- What to work on: Give the listing again exactly, omitting its images.

- Supplied data:

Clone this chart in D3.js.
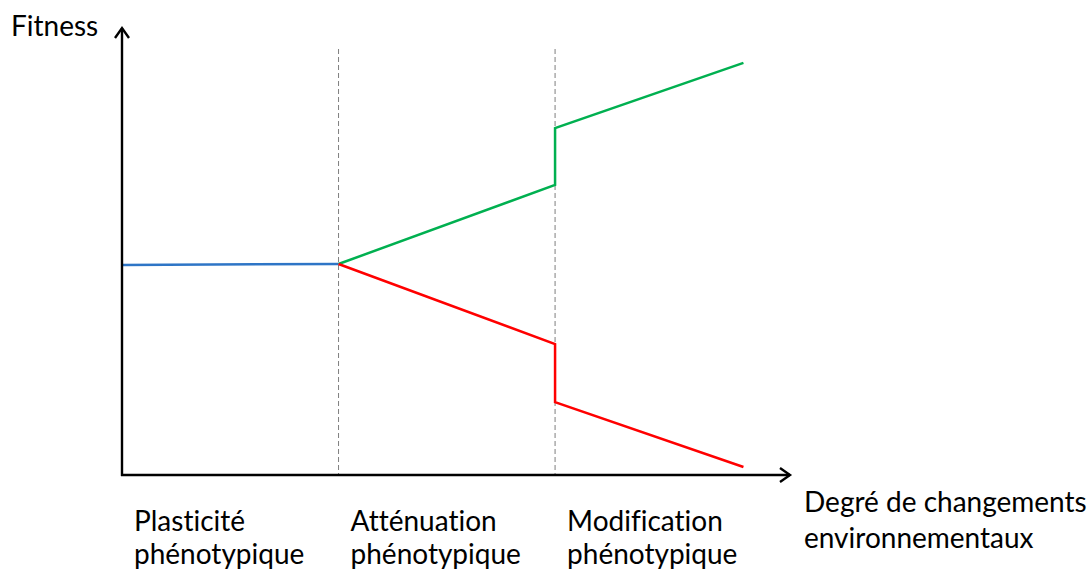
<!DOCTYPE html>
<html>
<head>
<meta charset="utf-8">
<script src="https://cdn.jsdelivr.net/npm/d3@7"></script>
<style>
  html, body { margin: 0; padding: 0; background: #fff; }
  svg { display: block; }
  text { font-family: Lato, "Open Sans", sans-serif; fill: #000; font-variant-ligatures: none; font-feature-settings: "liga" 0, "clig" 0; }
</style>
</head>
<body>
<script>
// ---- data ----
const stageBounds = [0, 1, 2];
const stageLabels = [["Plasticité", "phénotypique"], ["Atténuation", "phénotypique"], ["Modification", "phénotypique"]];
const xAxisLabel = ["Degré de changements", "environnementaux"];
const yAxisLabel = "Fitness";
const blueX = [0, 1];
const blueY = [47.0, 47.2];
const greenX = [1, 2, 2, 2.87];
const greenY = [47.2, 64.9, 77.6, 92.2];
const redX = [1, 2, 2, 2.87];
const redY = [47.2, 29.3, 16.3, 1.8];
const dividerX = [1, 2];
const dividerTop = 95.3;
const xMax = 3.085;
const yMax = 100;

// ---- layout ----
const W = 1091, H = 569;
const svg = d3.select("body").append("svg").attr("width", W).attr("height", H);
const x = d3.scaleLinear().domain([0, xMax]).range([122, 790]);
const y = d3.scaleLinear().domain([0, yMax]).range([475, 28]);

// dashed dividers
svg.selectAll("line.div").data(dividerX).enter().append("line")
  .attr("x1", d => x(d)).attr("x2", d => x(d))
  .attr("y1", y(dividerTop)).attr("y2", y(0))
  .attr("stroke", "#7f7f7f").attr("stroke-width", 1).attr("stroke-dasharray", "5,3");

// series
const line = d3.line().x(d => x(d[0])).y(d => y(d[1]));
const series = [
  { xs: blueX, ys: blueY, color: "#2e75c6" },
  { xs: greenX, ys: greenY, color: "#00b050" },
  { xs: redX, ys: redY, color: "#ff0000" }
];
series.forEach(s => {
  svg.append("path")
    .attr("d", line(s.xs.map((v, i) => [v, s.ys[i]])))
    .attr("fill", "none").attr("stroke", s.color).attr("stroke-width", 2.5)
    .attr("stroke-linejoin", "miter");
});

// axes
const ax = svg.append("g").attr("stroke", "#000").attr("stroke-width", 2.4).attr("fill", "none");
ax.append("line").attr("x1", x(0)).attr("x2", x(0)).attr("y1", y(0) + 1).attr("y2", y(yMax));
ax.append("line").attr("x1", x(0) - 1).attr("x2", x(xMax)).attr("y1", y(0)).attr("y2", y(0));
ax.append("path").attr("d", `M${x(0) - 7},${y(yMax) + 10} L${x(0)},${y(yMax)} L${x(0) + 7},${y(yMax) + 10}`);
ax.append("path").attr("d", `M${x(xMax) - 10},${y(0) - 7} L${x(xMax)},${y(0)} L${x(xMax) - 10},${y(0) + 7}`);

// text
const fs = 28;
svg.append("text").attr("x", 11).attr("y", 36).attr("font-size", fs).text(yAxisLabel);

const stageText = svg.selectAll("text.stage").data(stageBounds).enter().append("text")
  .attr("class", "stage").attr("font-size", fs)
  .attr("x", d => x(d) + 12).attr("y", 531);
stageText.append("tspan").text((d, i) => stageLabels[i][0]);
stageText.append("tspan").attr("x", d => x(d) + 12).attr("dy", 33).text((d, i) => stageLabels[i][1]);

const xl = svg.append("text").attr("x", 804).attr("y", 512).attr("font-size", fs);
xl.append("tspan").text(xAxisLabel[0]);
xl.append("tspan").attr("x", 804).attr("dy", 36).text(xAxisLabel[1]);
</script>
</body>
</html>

- Complete response:
Clone this chart in D3.js.
<!DOCTYPE html>
<html>
<head>
<meta charset="utf-8">
<script src="https://cdn.jsdelivr.net/npm/d3@7"></script>
<style>
  html, body { margin: 0; padding: 0; background: #fff; }
  svg { display: block; }
  text { font-family: Lato, "Open Sans", sans-serif; fill: #000; font-variant-ligatures: none; font-feature-settings: "liga" 0, "clig" 0; }
</style>
</head>
<body>
<script>
// ---- data ----
const stageBounds = [0, 1, 2];
const stageLabels = [["Plasticité", "phénotypique"], ["Atténuation", "phénotypique"], ["Modification", "phénotypique"]];
const xAxisLabel = ["Degré de changements", "environnementaux"];
const yAxisLabel = "Fitness";
const blueX = [0, 1];
const blueY = [47.0, 47.2];
const greenX = [1, 2, 2, 2.87];
const greenY = [47.2, 64.9, 77.6, 92.2];
const redX = [1, 2, 2, 2.87];
const redY = [47.2, 29.3, 16.3, 1.8];
const dividerX = [1, 2];
const dividerTop = 95.3;
const xMax = 3.085;
const yMax = 100;

// ---- layout ----
const W = 1091, H = 569;
const svg = d3.select("body").append("svg").attr("width", W).attr("height", H);
const x = d3.scaleLinear().domain([0, xMax]).range([122, 790]);
const y = d3.scaleLinear().domain([0, yMax]).range([475, 28]);

// dashed dividers
svg.selectAll("line.div").data(dividerX).enter().append("line")
  .attr("x1", d => x(d)).attr("x2", d => x(d))
  .attr("y1", y(dividerTop)).attr("y2", y(0))
  .attr("stroke", "#7f7f7f").attr("stroke-width", 1).attr("stroke-dasharray", "5,3");

// series
const line = d3.line().x(d => x(d[0])).y(d => y(d[1]));
const series = [
  { xs: blueX, ys: blueY, color: "#2e75c6" },
  { xs: greenX, ys: greenY, color: "#00b050" },
  { xs: redX, ys: redY, color: "#ff0000" }
];
series.forEach(s => {
  svg.append("path")
    .attr("d", line(s.xs.map((v, i) => [v, s.ys[i]])))
    .attr("fill", "none").attr("stroke", s.color).attr("stroke-width", 2.5)
    .attr("stroke-linejoin", "miter");
});

// axes
const ax = svg.append("g").attr("stroke", "#000").attr("stroke-width", 2.4).attr("fill", "none");
ax.append("line").attr("x1", x(0)).attr("x2", x(0)).attr("y1", y(0) + 1).attr("y2", y(yMax));
ax.append("line").attr("x1", x(0) - 1).attr("x2", x(xMax)).attr("y1", y(0)).attr("y2", y(0));
ax.append("path").attr("d", `M${x(0) - 7},${y(yMax) + 10} L${x(0)},${y(yMax)} L${x(0) + 7},${y(yMax) + 10}`);
ax.append("path").attr("d", `M${x(xMax) - 10},${y(0) - 7} L${x(xMax)},${y(0)} L${x(xMax) - 10},${y(0) + 7}`);

// text
const fs = 28;
svg.append("text").attr("x", 11).attr("y", 36).attr("font-size", fs).text(yAxisLabel);

const stageText = svg.selectAll("text.stage").data(stageBounds).enter().append("text")
  .attr("class", "stage").attr("font-size", fs)
  .attr("x", d => x(d) + 12).attr("y", 531);
stageText.append("tspan").text((d, i) => stageLabels[i][0]);
stageText.append("tspan").attr("x", d => x(d) + 12).attr("dy", 33).text((d, i) => stageLabels[i][1]);

const xl = svg.append("text").attr("x", 804).attr("y", 512).attr("font-size", fs);
xl.append("tspan").text(xAxisLabel[0]);
xl.append("tspan").attr("x", 804).attr("dy", 36).text(xAxisLabel[1]);
</script>
</body>
</html>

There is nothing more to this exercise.